Auch im Song- und Rhythmusprojekt wird dieses Motiv des Opfers mit dem Verfall der Unschuld aufgegriffen. In Bruchstücken aus kollaborativ erarbeiteten Textzeilen wird die Geschichte eines Mädchens erzählt, einem Kind der Freude, „safe and free“ voll von „innocence and purity“. Doch sie kann nicht bestehen in dieser Welt, verliert mit ihrer Kindheit alles, was sie besonders gemacht hat. „Innocence is life“ singen diese 12- bis 16-jährigen, die sich in ihrer Welt tagtäglich die eigene Unschuld neu erkämpfen müssen und dennoch viel zu früh zum erwachsen werden gezwungen sind.

Es ist nicht leicht für sie, sich auf „The Rites of Spring“ einzulassen. Die meisten von ihnen hatten solche Musik noch nie gehört. „Ich dachte, wir tanzen zu HipHop oder Rock’n’Roll oder so,“ meint Ana. Und Ceshnisha fand die Komposition am Anfang sogar langweilig. „Ich weiß, es ist ein bekanntes Stück, aber warum das Ganze nicht peppiger machen?“, fragte sie. Viele der Jugendlichen haben zwar einen musikalischen Hintergrund, singen im Schul- und im Kirchenchor, aber das ist meist ausschließlich Gospelmusik. Fast alle hören HipHop oder R&B, aber nur wenigen fällt zu klassischer Musik viel mehr als der Name Beethoven ein – zumindest vor „The Rites of Spring“. „Jetzt höre ich oft klassische Musik,“ sagt Kiara Woody, „einfach so im Radio.“ Kareem Bridges, 17 Jahre alt, ist nicht so beeindruckt. Statt auf den Star-Dirigenten Simon Rattle zu warten, der sich bei ihnen für ihre Mitarbeit bedanken will, möchte Kareem nach der anstrengenden Probe nun lieber nach Haus – zu drei Schwestern, zehn Brüdern und – vor allem - seinem Fernseher. Kareem spielt im „Songprojekt“ die große Basstrommel mit der vorher gerade noch einen ziemlich komplizierten Rhythmus eingeleitet hat. Also warum Fernsehen schauen, wenn doch hier der Film seines eigenen Lebens läuft? Kareem zuckt nur die Schultern. Andere wollen sich dagegen gar nicht trennen von der Musik, summen, singen, klatschen und steppen auf den Gängen und in den Umkleideräumen weiter.

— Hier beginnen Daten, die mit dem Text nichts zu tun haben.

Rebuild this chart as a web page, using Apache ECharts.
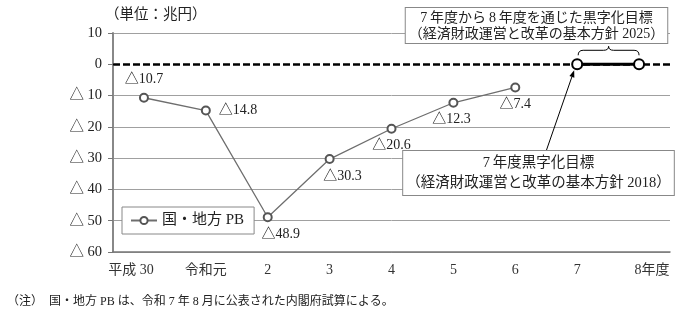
<!DOCTYPE html>
<html><head><meta charset="utf-8">
<script src="https://cdn.jsdelivr.net/npm/echarts@6/dist/echarts.min.js"></script>
<style>html,body{margin:0;padding:0;background:#fff}#c{width:681px;height:318px}</style>
</head><body><div id="c"></div>
<script>
const categories = ['平成 30','令和元','2','3','4','5','6','7','8年度'];
const pbValues = [-10.7,-14.8,-48.9,-30.3,-20.6,-12.3,-7.4,null,null];
const targetValues = [null,null,null,null,null,null,null,0,0];
const yMin = -60, yMax = 10, yStep = 10;
const unitText = '（単位：兆円）';
const box2025 = '7\u2009年度から\u20098\u2009年度を通じた黒字化目標\n（経済財政運営と改革の基本方針 2025）';
const box2018 = '7\u2009年度黒字化目標\n（経済財政運営と改革の基本方針 2018）';
const noteText = '（注）　国・地方 PB は、令和 7 年 8 月に公表された内閣府試算による。';

const FONT = "'Liberation Serif','Noto Sans CJK JP',serif";
const tri = v => '△' + (-v);

const labelCfg = [
  {position:'top', distance:6},
  {position:'right', distance:8},
  {position:'bottom', distance:5, offset:[13,0]},
  {position:'bottom', distance:5, offset:[13,0]},
  {position:'bottom', distance:5},
  {position:'bottom', distance:5, offset:[-2,0]},
  {position:'bottom', distance:5}
];
const pbData = pbValues.map((v,i)=> v===null ? null : ({value:v, label: labelCfg[i]}));

const chart = echarts.init(document.getElementById('c'), null, {renderer:'canvas'});
chart.setOption({
  animation:false,
  textStyle:{fontFamily:FONT},
  grid:{left:113, right:11, top:33, bottom:66, containLabel:false},
  title:[
    {text:unitText, left:105, top:8, padding:0, textStyle:{fontFamily:FONT, fontSize:14.5, fontWeight:'normal', color:'#222'}},
    {text:noteText, left:7, top:296, padding:0, textStyle:{fontFamily:FONT, fontSize:12, fontWeight:'normal', color:'#222'}}
  ],
  legend:{
    data:['国・地方 PB'], left:122, top:207, orient:'horizontal',
    padding:[6,10,6,8], itemWidth:26, itemHeight:9, itemGap:6,
    borderColor:'#888', borderWidth:1, backgroundColor:'#fff',
    textStyle:{fontFamily:FONT, fontSize:15, color:'#222'}
  },
  xAxis:{
    type:'category', data:categories, boundaryGap:true,
    axisLine:{onZero:false, lineStyle:{color:'#777', width:1.5}},
    axisTick:{show:false},
    axisLabel:{
      margin:11, color:'#333', fontFamily:FONT, fontSize:14, interval:0,
      formatter:(v,i)=> i===0 ? '{l|'+v+'}' : (i===categories.length-1 ? '{r|'+v+'}' : v),
      rich:{
        l:{padding:[0,26,0,0], fontSize:14, fontFamily:FONT, color:'#333'},
        r:{padding:[0,0,0,26], fontSize:14, fontFamily:FONT, color:'#333'}
      }
    }
  },
  yAxis:{
    type:'value', min:yMin, max:yMax, interval:yStep,
    axisLine:{show:true, lineStyle:{color:'#888', width:2}},
    axisTick:{show:true, length:5, lineStyle:{color:'#777'}},
    splitLine:{show:true, lineStyle:{color:'#a0a0a0', width:1}},
    axisLabel:{margin:11, color:'#222', fontFamily:FONT, fontSize:14.5,
      formatter:v=> v<0 ? '△ '+(-v) : String(v)}
  },
  series:[
    {
      name:'国・地方 PB', type:'line', data:pbData, z:3,
      symbol:'emptyCircle', symbolSize:8, showAllSymbol:true,
      lineStyle:{color:'#6e6e6e', width:1.3},
      itemStyle:{color:'#555', borderColor:'#555', borderWidth:1.2},
      label:{show:true, fontFamily:FONT, fontSize:14, color:'#222', formatter:p=>tri(p.value)},
      markLine:{
        silent:true, z:2, symbol:['none','none'], label:{show:false},
        data:[
          {yAxis:0, lineStyle:{color:'#fff', width:3, type:'solid'}},
          {yAxis:0, lineStyle:{color:'#000', width:2.5, type:[7,3]}}
        ]
      }
    },
    {
      name:'目標', type:'line', data:targetValues, z:6,
      symbol:'circle', symbolSize:10, showAllSymbol:true,
      lineStyle:{color:'#000', width:3},
      itemStyle:{color:'#fff', borderColor:'#000', borderWidth:2},
      label:{show:false}
    }
  ]
});

const p7 = chart.convertToPixel({gridIndex:0}, [7, 0]);
const p8 = chart.convertToPixel({gridIndex:0}, [8, 0]);
const x1 = p7[0]+1, x2 = p8[0];
const mid = (x1+x2)/2;
const by = p7[1]-9, ty = p7[1]-14, tip = p7[1]-18;
const q = (ax,ay,cx,cy,bx2,by2)=>({type:'bezierCurve', z:10, shape:{x1:ax,y1:ay,cpx1:cx,cpy1:cy,x2:bx2,y2:by2}, style:{stroke:'#000', fill:null, lineWidth:1}});
const ln = (ax,ay,bx2,by2)=>({type:'line', z:10, shape:{x1:ax,y1:ay,x2:bx2,y2:by2}, style:{stroke:'#000', lineWidth:1}});
const braceEls = [
  q(x1,by, x1,ty, x1+5,ty),
  ln(x1+5,ty, mid-5,ty),
  q(mid-5,ty, mid,ty, mid,tip),
  q(mid,tip, mid,ty, mid+5,ty),
  ln(mid+5,ty, x2-5,ty),
  q(x2-5,ty, x2,ty, x2,by)
];

// arrow from box top to 7 marker
const sx = p7[0]-31, sy = 151;
const ex = p7[0]-3, ey = p7[1]+6;
const dx = ex-sx, dy = ey-sy, L = Math.hypot(dx,dy);
const ux = dx/L, uy = dy/L, nx = -uy, ny = ux;
const hl = 7, hw = 2.6;
const bx = ex-ux*hl, byy = ey-uy*hl;

chart.setOption({
  graphic: braceEls.concat([
    {type:'line', shape:{x1:sx, y1:sy, x2:bx, y2:byy}, style:{stroke:'#000', lineWidth:1}, z:10},
    {type:'polygon', shape:{points:[[ex,ey],[bx+nx*hw,byy+ny*hw],[bx-nx*hw,byy-ny*hw]]}, style:{fill:'#000'}, z:10},
    {type:'text', x:536.5, y:8, z:20, style:{
      text:box2025, font:"14px "+FONT, fill:'#222', align:'center', verticalAlign:'top',
      lineHeight:16, backgroundColor:'#fff', borderColor:'#888', borderWidth:1, padding:[2,3,1,3]}},
    {type:'text', x:538.5, y:151, z:20, style:{
      text:box2018, font:"14.5px "+FONT, fill:'#222', align:'center', verticalAlign:'top',
      lineHeight:20, backgroundColor:'#fff', borderColor:'#888', borderWidth:1, padding:[2,3,2,3]}}
  ])
});
</script></body></html>
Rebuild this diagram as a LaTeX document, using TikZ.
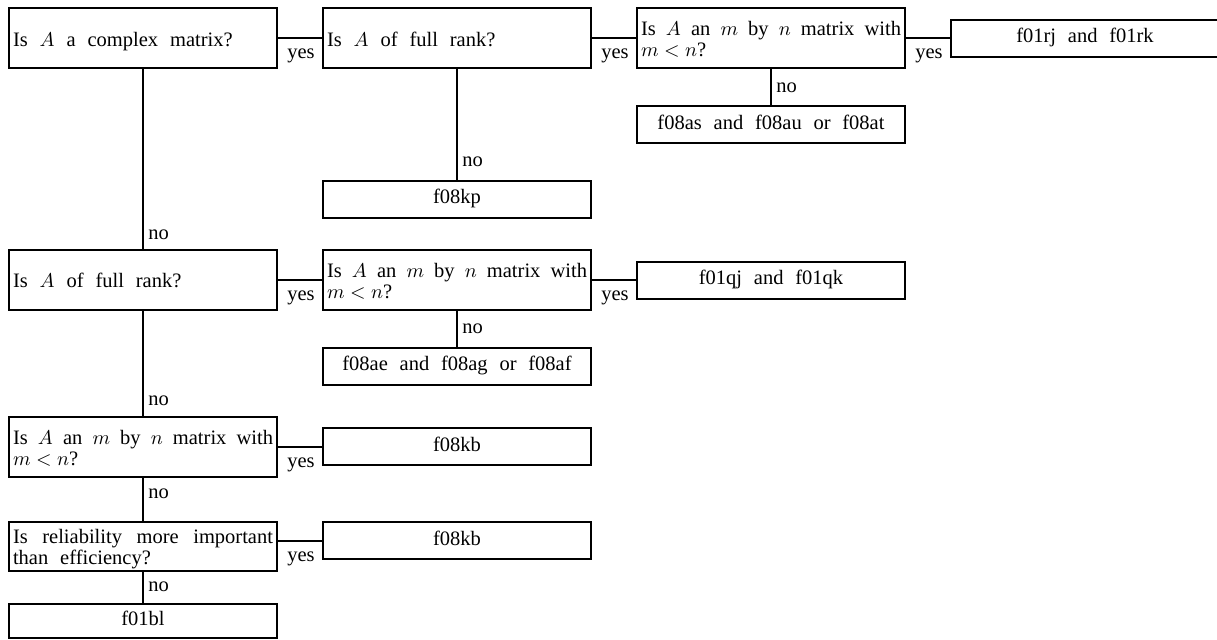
\documentclass[tikz,border=0pt]{standalone}
\usepackage{fontspec}
\setmainfont{Liberation Serif}[WordSpace=2.3]
\begin{document}
\begin{tikzpicture}[x=0.5pt,y=-0.5pt,
  every node/.style={font=\fontsize{10.25pt}{10.6pt}\selectfont},
  qbox/.style={draw, line width=1pt, rectangle, minimum width=134pt, minimum height=30.25pt, text width=130pt, inner xsep=2pt, inner ysep=0pt,
    execute at begin node={\spaceskip=0.58em plus 0.35em minus 0.12em\baselineskip=10.5pt\relax}},
  one/.style={text height=8pt, text depth=0pt},
  two/.style={text height=8.5pt, text depth=11.2pt},
  abox/.style={draw, line width=1pt, rectangle, minimum width=134pt, minimum height=18.5pt, inner sep=0pt, text height=7pt, text depth=2.25pt},
  link/.style={line width=1pt},
  lbl/.style={inner sep=0pt}]
\useasboundingbox (0,0) rectangle (1217,639);

% question boxes and answers
\node[qbox,one] (q1) at (143,38) {Is $A$ a complex matrix?};
\node[qbox,one] (q2) at (457,38) {Is $A$ of full rank?};
\node[qbox,two] (q3) at (771,38) {\makebox[130pt][s]{Is $A$ an $m$ by $n$ matrix with}\\$m<n$?};
\node[abox] (rj) at (1085,38) {f01rj and f01rk};
\node[abox] (as) at (771,124.5) {f08as and f08au or f08at};
\node[abox] (kp) at (457,199) {f08kp};

\node[qbox,one] (q4) at (143,279.75) {Is $A$ of full rank?};
\node[qbox,two] (q5) at (457,279.75) {\makebox[130pt][s]{Is $A$ an $m$ by $n$ matrix with}\\$m<n$?};
\node[abox] (qj) at (771,280) {f01qj and f01qk};
\node[abox] (ae) at (457,366) {f08ae and f08ag or f08af};

\node[qbox,two] (q6) at (143,447) {\makebox[130pt][s]{Is $A$ an $m$ by $n$ matrix with}\\$m<n$?};
\node[abox] (kb1) at (457,446.5) {f08kb};

\node[qbox,two,minimum height=24.5pt] (q7) at (143,546.5) {\makebox[130pt][s]{Is reliability more important}\\than efficiency?};
\node[abox] (kb2) at (457,540.5) {f08kb};
\node[abox,minimum height=17pt] (bl) at (143,621) {f01bl};

% yes connectors
\draw[link] (q2.west -| q1.east) -- (q2.west);
\draw[link] (q3.west -| q2.east) -- (q3.west);
\draw[link] (rj.west -| q3.east) -- (rj.west);
\draw[link] (q5.west -| q4.east) -- (q5.west);
\draw[link] (qj.west -| q5.east) -- (qj.west);
\draw[link] (kb1.west -| q6.east) -- (kb1.west);
\draw[link] (kb2.west -| q7.east) -- (kb2.west);

\node[lbl,anchor=base] (y1) at ([xshift=11.5pt,yshift=5.5pt]q1.south east) {yes};
\node[lbl,anchor=base] (y2) at ([xshift=11.5pt,yshift=5.5pt]q2.south east) {yes};
\node[lbl,anchor=base] (y3) at ([xshift=11.5pt,yshift=5.5pt]q3.south east) {yes};
\node[lbl,anchor=base] (y4) at ([xshift=11.5pt,yshift=5.5pt]q4.south east) {yes};
\node[lbl,anchor=base] (y5) at ([xshift=11.5pt,yshift=5.5pt]q5.south east) {yes};
\node[lbl,anchor=base] (y6) at ([xshift=11.5pt,yshift=5.5pt]q6.south east) {yes};
\node[lbl,anchor=base] (y7) at ([xshift=11.5pt,yshift=5.5pt]q7.south east) {yes};

% no connectors
\draw[link] (q1.south) -- (q4.north);
\draw[link] (q2.south) -- (kp.north);
\draw[link] (q3.south) -- (as.north);
\draw[link] (q5.south) -- (ae.north);
\draw[link] (q4.south) -- (q6.north);
\draw[link] (q6.south) -- (q7.north);
\draw[link] (q7.south) -- (bl.north);

\node[lbl,anchor=base west] (n1) at ([xshift=2.5pt,yshift=4.75pt]q4.north) {no};
\node[lbl,anchor=base west] (n2) at ([xshift=2.5pt,yshift=6.5pt]kp.north) {no};
\node[lbl,anchor=base west] (n3) at ([xshift=2.5pt,yshift=6.5pt]as.north) {no};
\node[lbl,anchor=base west] (n4) at ([xshift=2.5pt,yshift=6.5pt]ae.north) {no};
\node[lbl,anchor=base west] (n5) at ([xshift=2.5pt,yshift=5.15pt]q6.north) {no};
\node[lbl,anchor=base west] (n6) at ([xshift=2.5pt,yshift=11.25pt]q7.north) {no};
\node[lbl,anchor=base west] (n7) at ([xshift=2.5pt,yshift=5.65pt]bl.north) {no};
\end{tikzpicture}
\end{document}
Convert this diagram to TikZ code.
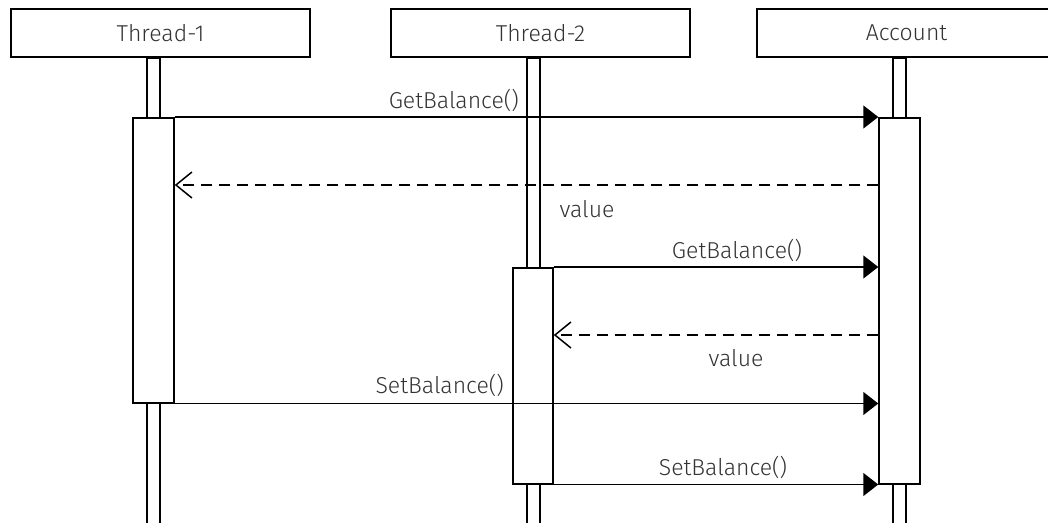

„When you find out who you are, it does not matter what you have been“, lautet ein Zitat von Reverend Ike, das in großen Lettern oben im reich verzierten Foyer des United Plaza Theaters prangt, das seit 1969 von demselben Reverend als Megakirche genutzt und als Konzerthalle vermietet wird. Ja, aber was haben die Jugendlichen nun wirklich über sich selbst herausgefunden. Die Mentoren hoffen, die Kreativität der Jungen und Mädchen zu inspirieren. Tatsächlich will Kiara Woody, eine Zehntklässlerin weiter an ihrer Stimme arbeiten, auch wenn sie dennoch ihren eigentlichen Berufswunsch, Krankengymnastin zu werden, weiter verfolgen will. Ihre Freundin Andrea Green will sich selbstständig machen, „aber so, dass ich der ‚community’ etwas zurückgeben kann“, erklärt sie. Gemeinsam singen alle „Don’t give up to the pressure, ‚cause your life is a treasure“ (Gib dem Druck nicht nach, denn dein Leben ist zu wertvoll) – und enden mit der Aussage „Don’t be afraid to speak out“. Und als Sir Simon Rattle der Solotänzerin Taylour Thomas (Harlem School of the Arts), die sich als letztes großes Opfer in „The Rite of Spring“ die Seele aus dem Leib tanzt, nach dem Beifallssturms einen Handkuss gibt, ist die Hoffnungen auf ein besseres, glücklicheres und selbstbestimmteres Leben auf einmal Wirklichkeit – zumindest für diesen Augenblick.